¿A dónde van los perros cuando se sueltan? Pero lo
que, según se dice, más amamos de los perros es su fidelidad. La imagen idónea es
la de un perro a los pies de su amo. Lástima que sea como el estribillo de una
canción azul/fascista: Yo tenía un
camarada / entre todos el mejor. En cambio los gatos... Los gatos le
gustaban hasta al maldito Baudelaire. Y nunca, que se sepa, ha habido un gato
policía, ¡Ay! pobre doña María...
Sin duda me está hablando de los perros capitalinos,
esos que cagan en bolsitas de plástico y los lavan con jabón de muchas pompas. Los
perros de los que yo hablo –esto es, los perros de los que habla Emilio Gómez Barroso
para ser exactos-, los perros de las afueras, los perros de los arrabales, de Madrid
o de New York, de Calahonda o de Sant Cugat del Vallés, andan sueltos, callejeando
de la mañana a la noche, como las crías escalabradas de la, ¡Ay!, pobre doña María.
¿Cómo recuerdan los perros? El qué no importa. También
los perros guardan secretos, sólo que no escriben de ellos para no darle pistas
a los fantasmas, a los siniestros, a los espectros. Porque si por algo sobreviven
estos seres tan dudosamente espirituales pese a la mucha afición que provocan
entre los vivos, es porque se arrogan el don de ajustar cuentas pendientes, el
no perdonar las ofensas, el retrasar cuanto más el olvido, que no es otra cosa
que el dejar de pensar en la muerte desde el primer día del resto de tu vida. Oblivio coronat memoriae opus. ¡Ay!, pobre
doña María, muerta sin saber latines.
Y yo, que no Emilio Gómez Barroso, sin imaginar
siquiera cómo recuerdan los perros. ¿A quién le importa? Pues le importa a
Emilio G..., quien parece haber descubierto que los perros y los recuerdos son
la misma cosa. Y así, una vez se ha puesto a escribir, bendita sea, se ha
puesto, mejor, a soltar los perros o a airear los recuerdos. Sin cuidarse de
que muerden. Quizá queriendo que nos muerdan. Procurando que cada página de su
libro sea como apretar los dientes sobre la carne blanda del lector adormecido.

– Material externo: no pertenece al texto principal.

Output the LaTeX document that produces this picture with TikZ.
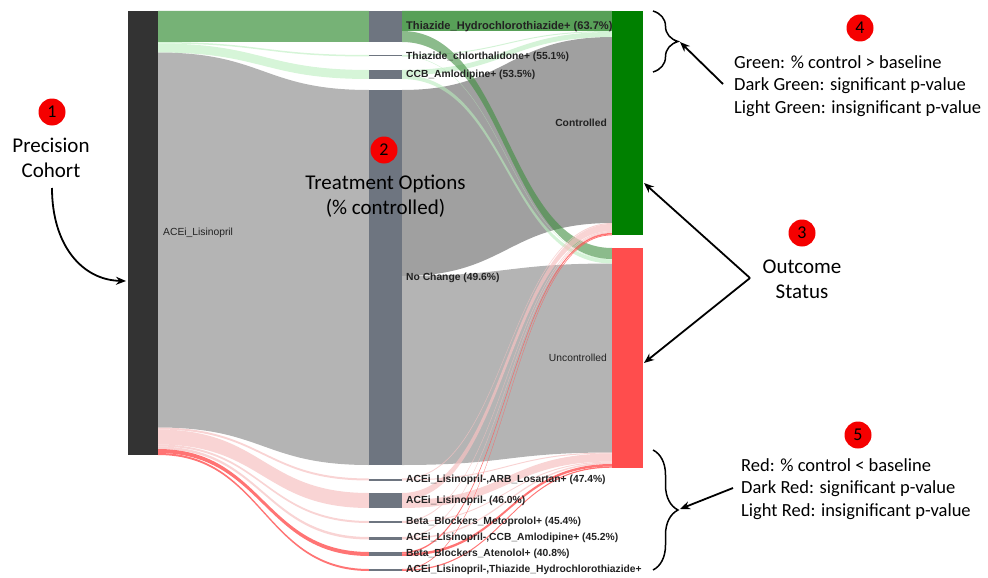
\documentclass[tikz,border=0pt]{standalone}
\usepackage{fontspec}
\setmainfont{Carlito}
\newfontfamily\lab{Liberation Sans}
\usetikzlibrary{arrows.meta,decorations.pathreplacing}
\definecolor{cohortc}{HTML}{333333}
\definecolor{midc}{HTML}{6E7580}
\definecolor{ctrlc}{HTML}{008000}
\definecolor{uncc}{HTML}{FF4D4D}
\definecolor{gdark}{HTML}{76B276}
\definecolor{gright}{HTML}{58A058}
\definecolor{gdarkR}{HTML}{3E8E3E}
\definecolor{glight}{HTML}{D6F5D8}
\definecolor{glight2}{HTML}{B8EBBC}
\definecolor{grayA}{HTML}{B4B4B4}
\definecolor{grayB}{HTML}{A0A0A0}
\definecolor{pinkl}{HTML}{F6C2C2}
\definecolor{reds}{HTML}{FF5C5C}
\definecolor{txtc}{HTML}{222222}
\definecolor{circc}{HTML}{F50000}
\newcommand\sk[7]{\fill[#7] (#1,#2) .. controls ({0.5*(#1+#4)},#2) and ({0.5*(#1+#4)},#5) .. (#4,#5) -- (#4,#6) .. controls ({0.5*(#1+#4)},#6) and ({0.5*(#1+#4)},#3) .. (#1,#3) -- cycle;}
\tikzset{
  bar/.style={draw=none, inner sep=0pt, outer sep=0pt, rectangle},
  lbl/.style={font=\lab\bfseries\fontsize{10.3}{12}\selectfont, text=txtc, inner sep=0pt, anchor=west},
  lblr/.style={font=\lab\fontsize{10.3}{12}\selectfont, text=txtc, inner sep=0pt},
  circ/.style={circle, fill=circc, minimum size=27pt, inner sep=0pt, font=\fontsize{18}{18}\selectfont},
  bigtxt/.style={align=center, font=\fontsize{21}{25}\selectfont, inner sep=0pt},
  legtxt/.style={align=left, anchor=west, font=\fontsize{18.5}{22.5}\selectfont, inner sep=0pt},
  arr/.style={-{Stealth[length=10pt,width=8pt]}, line width=1.8pt},
  bracestyle/.style={decorate, decoration={brace, amplitude=25pt, aspect=0.5}, line width=1.5pt},
  pk/.style={fill=pinkl, opacity=.7},
  rd/.style={fill=reds, opacity=.85},
  gl/.style={fill=glight2, opacity=.6}
}
\begin{document}
\begin{tikzpicture}[x=1pt,y=-1pt]
\useasboundingbox (0,0) rectangle (988,578);
% ---- links cohort -> treatments
\sk{158}{11}{42}{369}{11}{42}{gdark}
\sk{158}{42}{43.5}{369}{55}{56.5}{glight}
\sk{158}{43.5}{52.5}{369}{70}{79}{glight}
\sk{158}{52.5}{427.5}{369}{90}{465}{grayA}
\sk{158}{427.5}{429.5}{369}{478.5}{480.5}{pk}
\sk{158}{429.5}{444.5}{369}{493}{508}{pk}
\sk{158}{444.5}{446.5}{369}{521}{523}{pk}
\sk{158}{446.5}{449}{369}{537}{539.5}{pk}
\sk{158}{449}{453}{369}{552}{556}{rd}
\sk{158}{453}{455}{369}{569}{571}{rd}
% ---- links treatments -> outcome
\sk{402}{90}{276}{612}{37}{223}{grayB}
\sk{402}{276}{465}{612}{263.5}{452.5}{grayA}
\sk{402}{11}{31}{612}{11}{31}{gright}
\sk{402}{55}{56}{612}{31}{32}{gl}
\sk{402}{70}{75}{612}{32}{37}{gl}
\sk{402}{56}{56.5}{612}{259}{259.5}{gl}
\sk{402}{75}{79}{612}{259.5}{263.5}{gl}
\sk{402}{31}{42}{612}{248}{259}{fill=gdarkR,opacity=.6}
\sk{402}{478.5}{479.5}{612}{223}{224}{pk}
\sk{402}{479.5}{480.5}{612}{452.5}{453.5}{pk}
\sk{402}{493}{500}{612}{224}{231}{pk}
\sk{402}{500}{508}{612}{453.5}{461.5}{pk}
\sk{402}{521}{522}{612}{231}{232}{pk}
\sk{402}{522}{523}{612}{461.5}{462.5}{pk}
\sk{402}{537}{538}{612}{232}{233}{pk}
\sk{402}{538}{539.5}{612}{462.5}{464}{pk}
\sk{402}{552}{553.5}{612}{233}{234.5}{rd}
\sk{402}{553.5}{556}{612}{464}{466.5}{rd}
\sk{402}{569}{569.8}{612}{234.5}{235.3}{rd}
\sk{402}{569.8}{571}{612}{466.5}{467.7}{rd}
% ---- bars
\node[bar, fill=cohortc, minimum width=30pt, minimum height=444pt] (cohort) at (143,233) {};
\node[bar, fill=midc, minimum width=33pt, minimum height=31pt] (th) at (385.5,26.5) {};
\node[bar, fill=midc, minimum width=33pt, minimum height=1.5pt] (tc) at (385.5,55.75) {};
\node[bar, fill=midc, minimum width=33pt, minimum height=9pt] (ccb) at (385.5,74.5) {};
\node[bar, fill=midc, minimum width=33pt, minimum height=375pt] (nc) at (385.5,277.5) {};
\node[bar, fill=midc, minimum width=33pt, minimum height=2pt] (arb) at (385.5,479.5) {};
\node[bar, fill=midc, minimum width=33pt, minimum height=15pt] (acei) at (385.5,500.5) {};
\node[bar, fill=midc, minimum width=33pt, minimum height=2pt] (meto) at (385.5,522) {};
\node[bar, fill=midc, minimum width=33pt, minimum height=2.5pt] (aceiccb) at (385.5,538.25) {};
\node[bar, fill=midc, minimum width=33pt, minimum height=4pt] (aten) at (385.5,554) {};
\node[bar, fill=midc, minimum width=33pt, minimum height=2pt] (thz) at (385.5,570) {};
\node[bar, fill=ctrlc, minimum width=31pt, minimum height=224.3pt] (ctrl) at (627.5,123.15) {};
\node[bar, fill=uncc, minimum width=31pt, minimum height=220pt] (unc) at (627.5,358) {};
% ---- labels
\node[lblr, anchor=west] (lcoh) at (163,233) {ACEi\_Lisinopril};
\node[lbl, font=\lab\bfseries\fontsize{11.1}{13}\selectfont] (lth) at (406,27) {Thiazide\_Hydrochlorothiazide+ (63.7\%)};
\node[lbl] (ltc) at (406,56.5) {Thiazide\_chlorthalidone+ (55.1\%)};
\node[lbl] (lccb) at (406,74.5) {CCB\_Amlodipine+ (53.5\%)};
\node[lbl] (lnc) at (406,278) {No Change (49.6\%)};
\node[lbl] (larb) at (406,479.5) {ACEi\_Lisinopril-,ARB\_Losartan+ (47.4\%)};
\node[lbl] (lacei) at (406,500.5) {ACEi\_Lisinopril- (46.0\%)};
\node[lbl] (lmeto) at (406,522) {Beta\_Blockers\_Metoprolol+ (45.4\%)};
\node[lbl] (laceiccb) at (406,538.3) {ACEi\_Lisinopril-,CCB\_Amlodipine+ (45.2\%)};
\node[lbl] (laten) at (406,554) {Beta\_Blockers\_Atenolol+ (40.8\%)};
\node[lbl] (lthz) at (406,570) {ACEi\_Lisinopril-,Thiazide\_Hydrochlorothiazide+};
\node[lbl, anchor=east] (lctrl) at (607,123) {Controlled};
\node[lblr, anchor=east] (lunc) at (607,358) {Uncontrolled};
% ---- annotations
\node[circ] (c1) at (52,112) {1};
\node[bigtxt] (t1) at (51,157.5) {Precision\\Cohort};
\coordinate (a1s) at (52,188);
\coordinate (a1e) at (126,281);
\draw[arr] (a1s) .. controls (52,245) and (82,280) .. (a1e);
\node[circ] (c2) at (384,150) {2};
\node[bigtxt] (t2) at (385.5,196.5) {Treatment Options\\(\% controlled)};
\node[circ] (c3) at (802,233) {3};
\node[bigtxt] (t3) at (802,279.5) {Outcome\\Status};
\coordinate (v3) at (750,278);
\coordinate (t3a) at (644,183);
\coordinate (t3b) at (644,363);
\draw[arr] (v3) -- (t3a);
\draw[arr] (v3) -- (t3b);
\node[circ] (c4) at (860,28) {4};
\node[legtxt] (t4) at (734,86) {Green: \% control > baseline\\Dark Green: significant p-value\\Light Green: insignificant p-value};
\coordinate (b4s) at (653,11);
\coordinate (b4e) at (653,72);
\draw[bracestyle] (b4s) -- (b4e);
\coordinate (b4tip) at (680,42);
\coordinate (a4s) at (723,84);
\draw[arr] (a4s) -- (b4tip);
\node[circ] (c5) at (858,435) {5};
\node[legtxt] (t5) at (741,489) {Red: \% control < baseline\\Dark Red: significant p-value\\Light Red: insignificant p-value};
\coordinate (b5s) at (653,450);
\coordinate (b5e) at (653,570);
\draw[bracestyle] (b5s) -- (b5e);
\coordinate (b5tip) at (680,509);
\coordinate (a5s) at (733,488);
\draw[arr] (a5s) -- (b5tip);
\end{tikzpicture}
\end{document}
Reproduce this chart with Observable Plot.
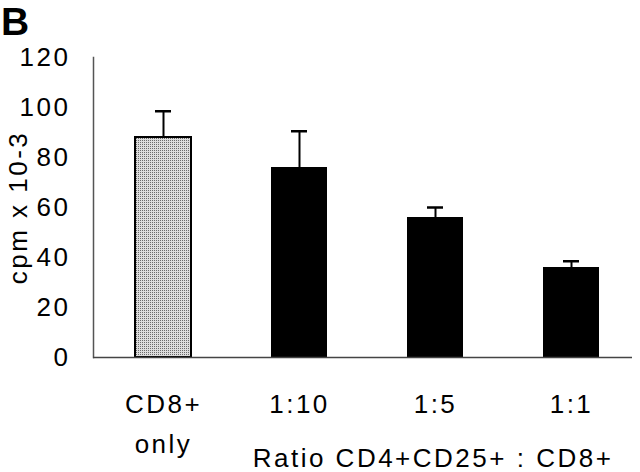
<!DOCTYPE html>
<html>
<head>
<meta charset="utf-8">
<script src="https://cdn.jsdelivr.net/npm/d3@7"></script>
<script src="https://cdn.jsdelivr.net/npm/@observablehq/plot@0.6"></script>
<style>
  html, body { margin: 0; padding: 0; background: #fff; }
  #wrap { position: relative; width: 640px; height: 472px; font-family: "Liberation Sans", Arial, sans-serif; }
  #panel { position: absolute; left: 1px; top: 0px; font-weight: bold; font-size: 39px; line-height: 44px; color: #000; z-index: 2; }
  #wrap svg text { letter-spacing: 2.5px; }
</style>
</head>
<body>
<div id="wrap"></div>
<script>
const categories = ["CD8+\nonly", "1:10", "1:5", "1:1"];
const values = [88, 76, 56, 36];
const errors = [10.5, 14.5, 4, 2.5];
const yTicks = [0, 20, 40, 60, 80, 100, 120];
const yLabel = "cpm x 10-3";
const xLabel = "Ratio CD4+CD25+ : CD8+";
const panelLabel = "B";

const data = categories.map((c, i) => ({cat: c, value: values[i], err: errors[i], control: i === 0}));

const font = "'Liberation Sans', Arial, sans-serif";
const fs = 26;

const svg = Plot.plot({
  width: 640,
  height: 472,
  marginLeft: 93,
  marginRight: 0,
  marginTop: 57,
  marginBottom: 115,
  style: {fontFamily: font, color: "#000", background: "transparent"},
  x: {domain: categories, paddingInner: 0.59, paddingOuter: 0.295, label: null, axis: null},
  y: {domain: [0, 120], label: null, axis: null},
  marks: [
    Plot.barY(data, {filter: d => d.control, x: "cat", y: "value", fill: "url(#stipple)", stroke: "#000", strokeWidth: 2}),
    Plot.barY(data, {filter: d => !d.control, x: "cat", y: "value", fill: "#000"}),
    Plot.ruleX(data, {x: "cat", y1: "value", y2: d => d.value + d.err, stroke: "#000", strokeWidth: 2}),
    Plot.tickY(data, {x: "cat", y: d => d.value + d.err, stroke: "#000", strokeWidth: 2.5, insetLeft: 20, insetRight: 20}),
    Plot.frame({anchor: "left", stroke: "#555", strokeWidth: 1.5}),
    Plot.ruleY([0], {stroke: "#444", strokeWidth: 1.5, insetRight: 8}),
    Plot.axisY({ticks: yTicks, tickSize: 0, tickPadding: 23, fontSize: fs, label: null, textAnchor: "end"}),
    Plot.axisX({tickSize: 0, tickPadding: 27, fontSize: fs, lineHeight: 1.54, label: null}),
    Plot.text([yLabel], {frameAnchor: "left", textAnchor: "middle", rotate: -90, dx: -75, fontSize: fs, lineAnchor: "middle"}),
    Plot.text([xLabel], {frameAnchor: "bottom", textAnchor: "middle", dx: 66, dy: 109, fontSize: fs, lineAnchor: "bottom"})
  ]
});

const defs = d3.select(svg).insert("defs", ":first-child");
const pat = defs.append("pattern").attr("id", "stipple").attr("patternUnits", "userSpaceOnUse").attr("width", 2).attr("height", 2);
pat.append("rect").attr("width", 2).attr("height", 2).attr("fill", "#dcdcdc");
pat.append("rect").attr("width", 1).attr("height", 1).attr("fill", "#6a6a6a");

const wrap = document.getElementById("wrap");
svg.style.position = "absolute";
svg.style.left = "0";
svg.style.top = "0";
wrap.appendChild(svg);
const panel = document.createElement("div");
panel.id = "panel";
panel.textContent = panelLabel;
wrap.appendChild(panel);
</script>
</body>
</html>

Haciendo sangre con sus palabras-dientes. Hiriendo sin matar, pues todo ocurre
de memoria, como cada noche le contaba al padre de sus crías, ¡Ay!, doña María.
Llegados aquí, llenas las calles de perros sueltos,
no sé qué actitud conviene. Si armarse para la defensa. Si salir corriendo. Si dejarse
morder hasta los tuétanos. Desde luego, leer estos Perros sueltos de Corazones
blindados es un riesgo del que va a resultar difícil salir bien librado, la
buena literatura tiene unas cosas.... Pero no leerlos, sería un crimen del que ni
en mil años se olvidaría, ¡Ay!, la pobre doña María.